通过kafka/flink加载MySQL表数据消费 快速安装配置

2021-04-29 20:42:16 浏览数 (2)

说明:对于数据迁移工具来说,好多封装了kafka和flink的,出于好奇,个人试着去下载了一下kafka和flink试着部署一下,本次就简单的记录一下安装过程,踩坑也比较多。部分比较典型的错误,后续整理完也分享一下。本次操作都是单机,单实例,单节点,不涉及分布式或者集群配置。

本文共分为3个阶段:

一、mysql安装部分

二、kafka安装和配置

三、kafka的消费和测试

四、flink通过sql-client客户端加载读取mysql表

==========软件版本:

操作系统:Centos7.4

1、mysql-5.7.22-linux-glibc2.12-x86_64

链接:https://pan.baidu.com/s/1KlR-rRoHC97aX2j2ha05ng

提取码:ksi9

=======================

2、apache-zookeeper-3.5.6-bin.tar.gz

链接:https://pan.baidu.com/s/1zOSeOK_ZiPmNzP8EuwwTBA

提取码:k1is

=====================

3、confluentinc-kafka-connect-jdbc-10.1.1.zip

链接:https://pan.baidu.com/s/1jTOUiXNdNOBQnTiuuiDcOA

提取码:spwr

====================

4、kafka_2.11-2.4.0.tgz

链接:https://pan.baidu.com/s/1u3Q_4F1nQSFWj7qG6ESDZA

提取码:x2oy

=================

5、flink-1.12.2-bin-scala_2.11.tgz

链接:https://pan.baidu.com/s/1tPhpAmLlEhbeV8y-hNnb_A

提取码:qswm

===========java版本和使用的jar包:

mysql-connector-java-8.0.23.jar

链接:https://pan.baidu.com/s/1XDQkUMzJm7dRn-L74Ar-PQ

提取码:shfy

===================================

flink-sql-connector-mysql-cdc-1.0.0.jar

链接:https://pan.baidu.com/s/13z5ocJaebmOM71TXKOCnLQ

提取码:2ine

=============================

[root@localhost ~]# java -version

openjdk version "1.8.0_131"

OpenJDK Runtime Environment (build 1.8.0_131-b12)
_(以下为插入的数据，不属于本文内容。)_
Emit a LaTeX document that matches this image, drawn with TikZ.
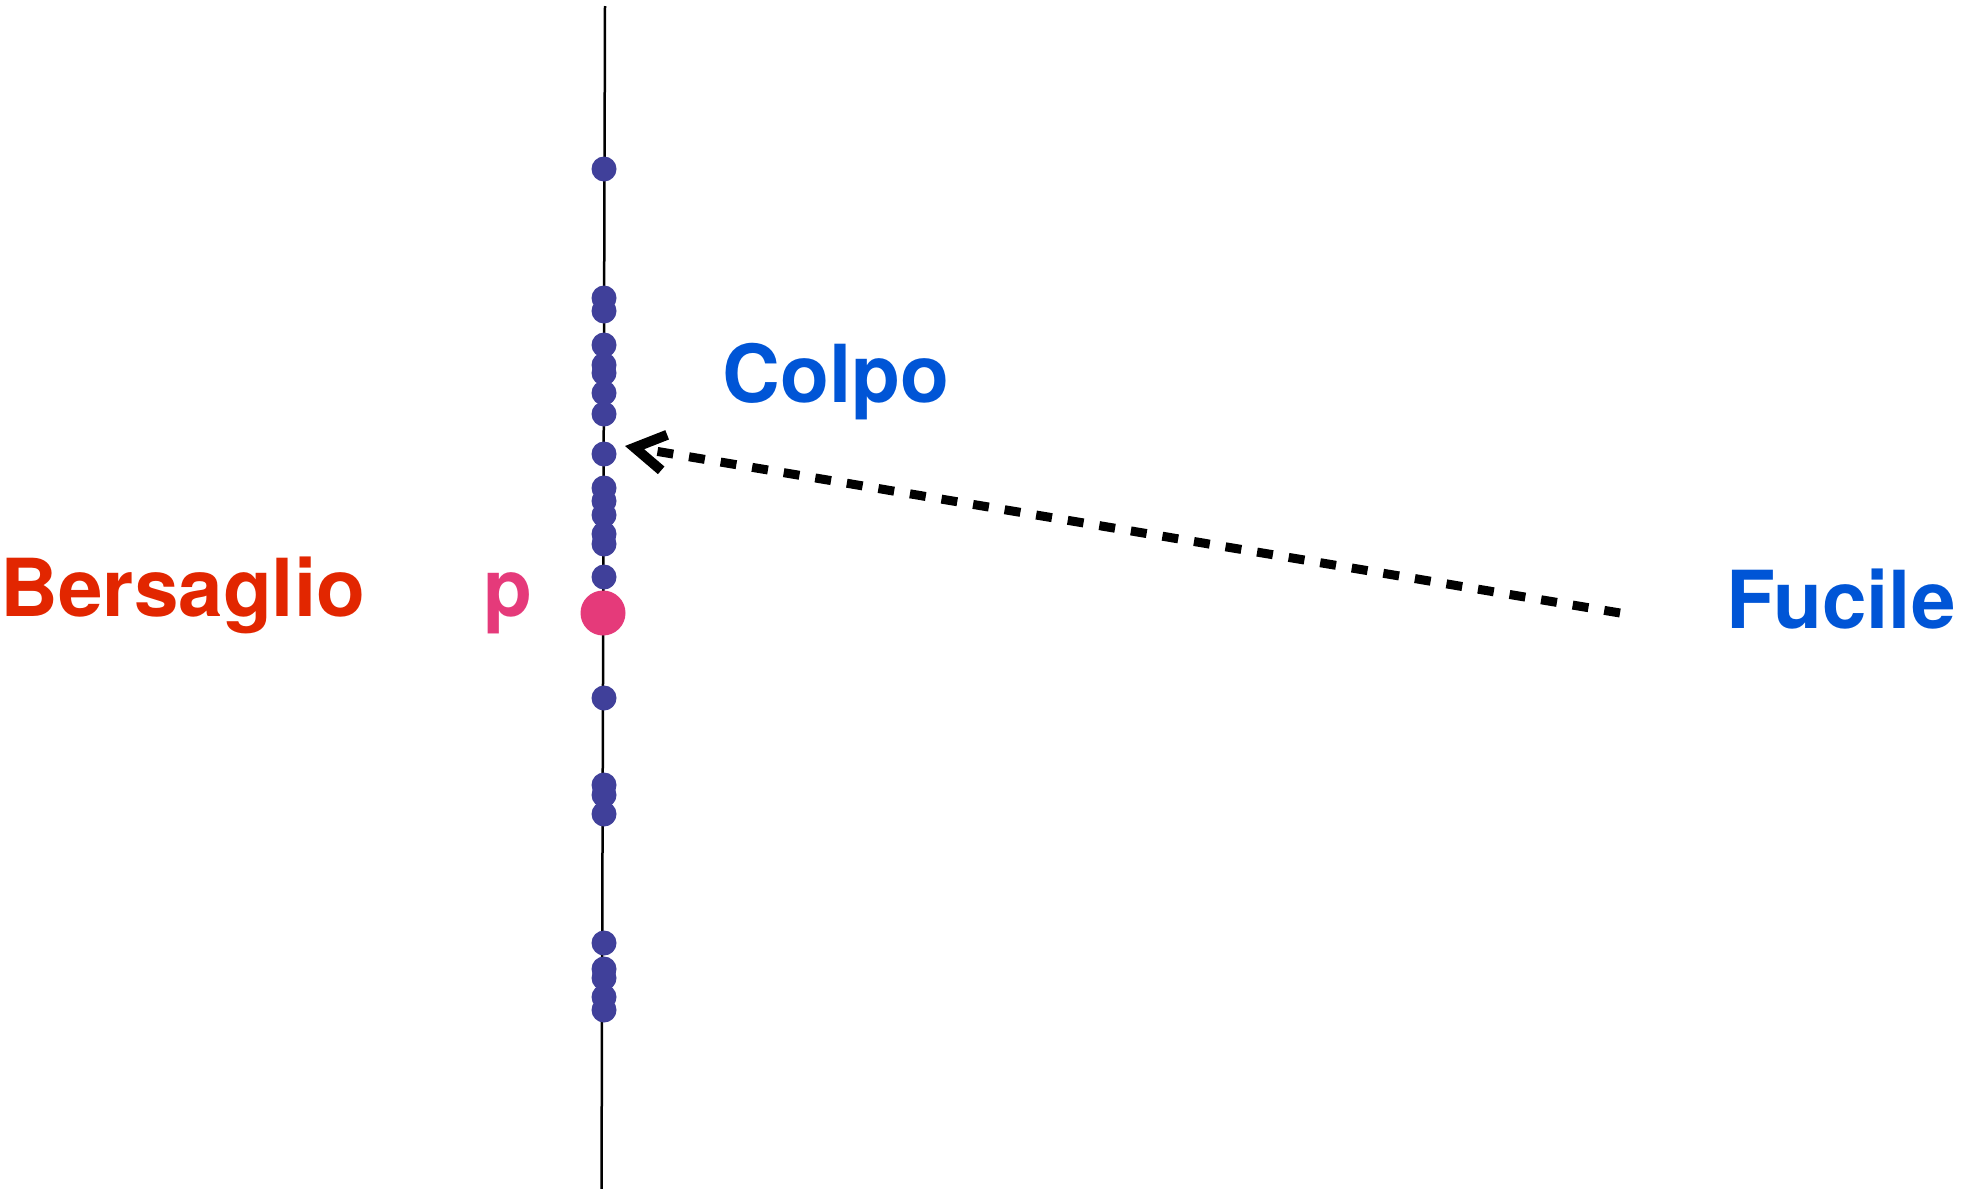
\documentclass[tikz,border=0pt]{standalone}
\usepackage{fontspec}
\setmainfont{TeX Gyre Heros}
\usetikzlibrary{arrows.meta}
\definecolor{rosso}{RGB}{226,38,0}
\definecolor{blu}{RGB}{0,85,214}
\definecolor{rosa}{RGB}{229,58,122}
\definecolor{viola}{RGB}{64,64,154}
\begin{document}
\begin{tikzpicture}[x=0.5pt,y=-0.5pt]
    \useasboundingbox (0,0) rectangle (1961,1189);
    %%%%%%%%%%%%%%%%%%%%%%%%%%%%%%%%%%%%%% Bersaglio
    \draw[line width=1.25pt] (605,6)--(601.5,1189);

    %%%%%%%%%%%%%%%%%%%%%%%%%%%%%%%%%%%%%% Colpi
    \tikzstyle{colpo}=[circle,fill=viola,inner sep=0pt,minimum size=12.5pt]
    \foreach \y [count=\i] in {169,298,311,345,365,373,393,414,454,488,501,515,534,544,577,698,785,795,814,943,969,978,997,1010}
        \node[colpo] (c\i) at (604,\y){};
    \node[circle,fill=rosa,inner sep=0pt,minimum size=22.5pt] (centro) at (603,613){};

    %%%%%%%%%%%%%%%%%%%%%%%%%%%%%%%%%%%%%% Etichette
    \tikzstyle{etichetta}=[font=\fontsize{40}{48}\selectfont\bfseries,inner sep=0pt,anchor=base west]
    \node[etichetta,text=rosso] (bersaglio) at (0,616){Bersaglio};
    \node[etichetta,text=rosa] (lettera) at (483,616){p};
    \node[etichetta,text=blu] (colpo) at (722,402){Colpo};
    \node[etichetta,text=blu] (fucile) at (1726,628){Fucile};

    %%%%%%%%%%%%%%%%%%%%%%%%%%%%%%%%%%%%%% Sparo
    \tikzstyle{sparo}=[line width=4.5pt,dash pattern=on 8pt off 8pt,-{Straight Barb[length=15pt,width=18pt,line width=5pt]}]
    \coordinate (canna) at (1620,613);
    \coordinate (impatto) at (625,446);
    \draw[sparo] (canna)--(impatto);
\end{tikzpicture}
\end{document}
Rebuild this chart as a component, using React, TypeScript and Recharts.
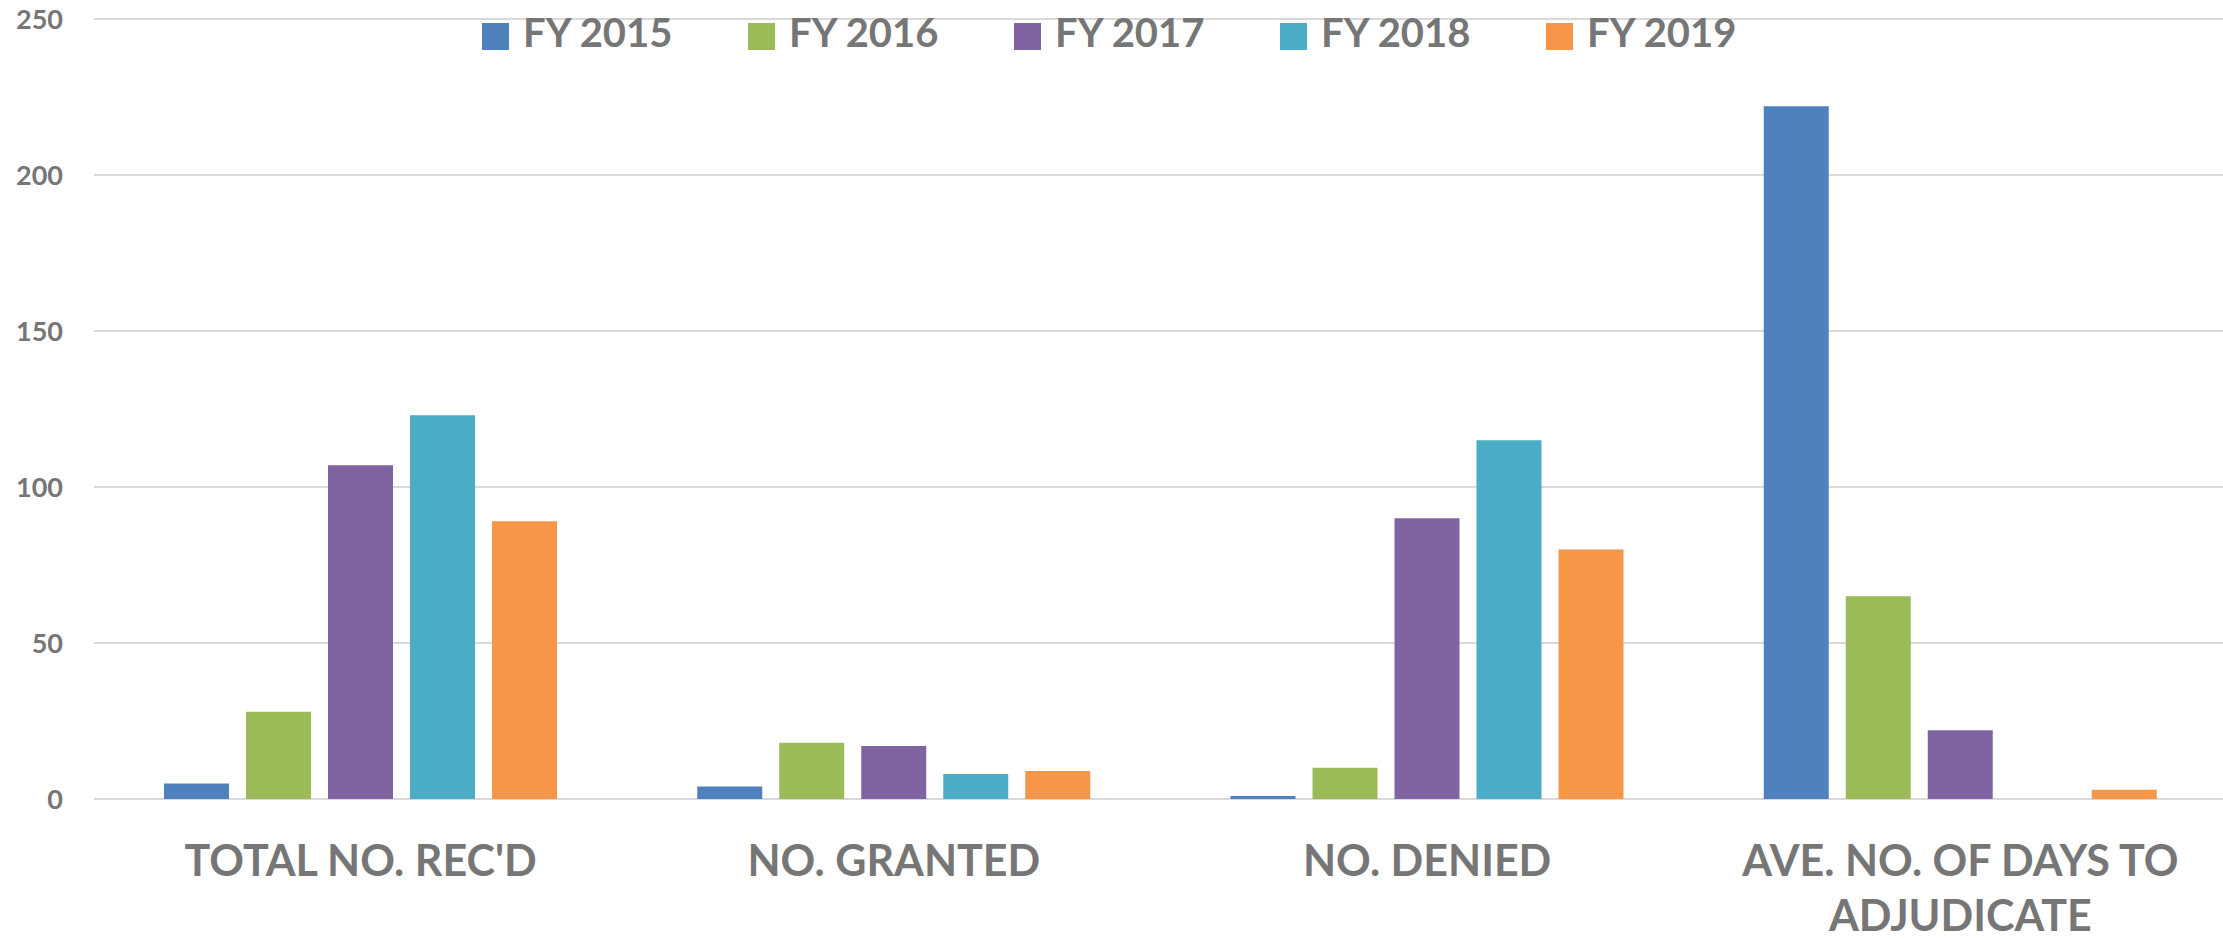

OpenJDK 64-Bit Server VM (build 25.131-b12, mixed mode)

====================================================================

一、首先MySQL安装和初始化

这里我就快速将主要步骤贴上来,后续统一的软件目录都放置在/usr/local 下

[root@localhost ~]# useradd mysql

[root@localhost ~]# passwd mysql

[root@localhost ~]# tar -xf mysql-5.7.22-linux-glibc2.12-x86_64.tar.gz

[root@localhost ~]# mv mysql-5.7.22-linux-glibc2.12 /usr/local/mysql

[root@localhost ~]# mkdir -p /usr/local/mysql/data

[root@localhost ~]# chown mysql.mysql /usr/local/mysql/ -R

配置mysql的默认的变量参数文件:

[root@localhost ~]# vim /etc/my.cnf

[root@localhost ~]# cat /etc/my.cnf

[mysqld]

basedir=/usr/local/mysql

datadir=/usr/local/mysql/data

socket=/tmp/mysql.sock

port=3306

server-id=100

log-bin

[root@localhost ~]# chown mysql.mysql /etc/my.cnf

[root@localhost ~]# su - mysql

Last login: Thu Apr 29 16:41:25 CST 2021 on pts/1

[root@localhost ~]# su - mysql

Last login: Thu Apr 29 16:12:57 CST 2021 on pts/1

[mysql@localhost ~]$

[mysql@localhost ~]$ exit

logout

[root@localhost ~]# chown mysql.mysql /usr/local/mysql/ -R

[root@localhost ~]# mkdir -p /usr/local/mysql/data

[root@localhost ~]#

[root@localhost ~]# chown mysql.mysql /usr/local/mysql/ -R

[root@localhost ~]#

[root@localhost ~]# vim /etc/my.cnf

[root@localhost ~]# cat /etc/my.cnf

[mysqld]

basedir=/usr/local/mysql

datadir=/usr/local/mysql/data

socket=/tmp/mysql.sock

port=3306

server-id=100

log-bin

[root@localhost ~]# chown mysql.mysql /etc/my.cnf

[root@localhost ~]#

[root@localhost ~]# su - mysql

Last login: Thu Apr 29 16:41:25 CST 2021 on pts/1

[mysql@localhost ~]$

[mysql@localhost ~]$ vim .bash_profile

把mysql的路径信息加进去,方便调用mysql客户端程序

export MYSQL_HOME=/usr/local/mysql

export PATH=$PATH:$MYSQL_HOME/bin

[mysql@localhost ~]$ source .bash_profile

初始化mysql,并启动mysql数据库

[mysql@localhost ~]$ mysqld --initialize --basedir=/usr/local/mysql --datadir=/usr/local/mysql/data --socket=/tmp/mysql.sock --port=3306

2021-04-29T08:44:26.802747Z 0 [Warning] Gtid table is not ready to be used. Table 'mysql.gtid_executed' cannot be opened.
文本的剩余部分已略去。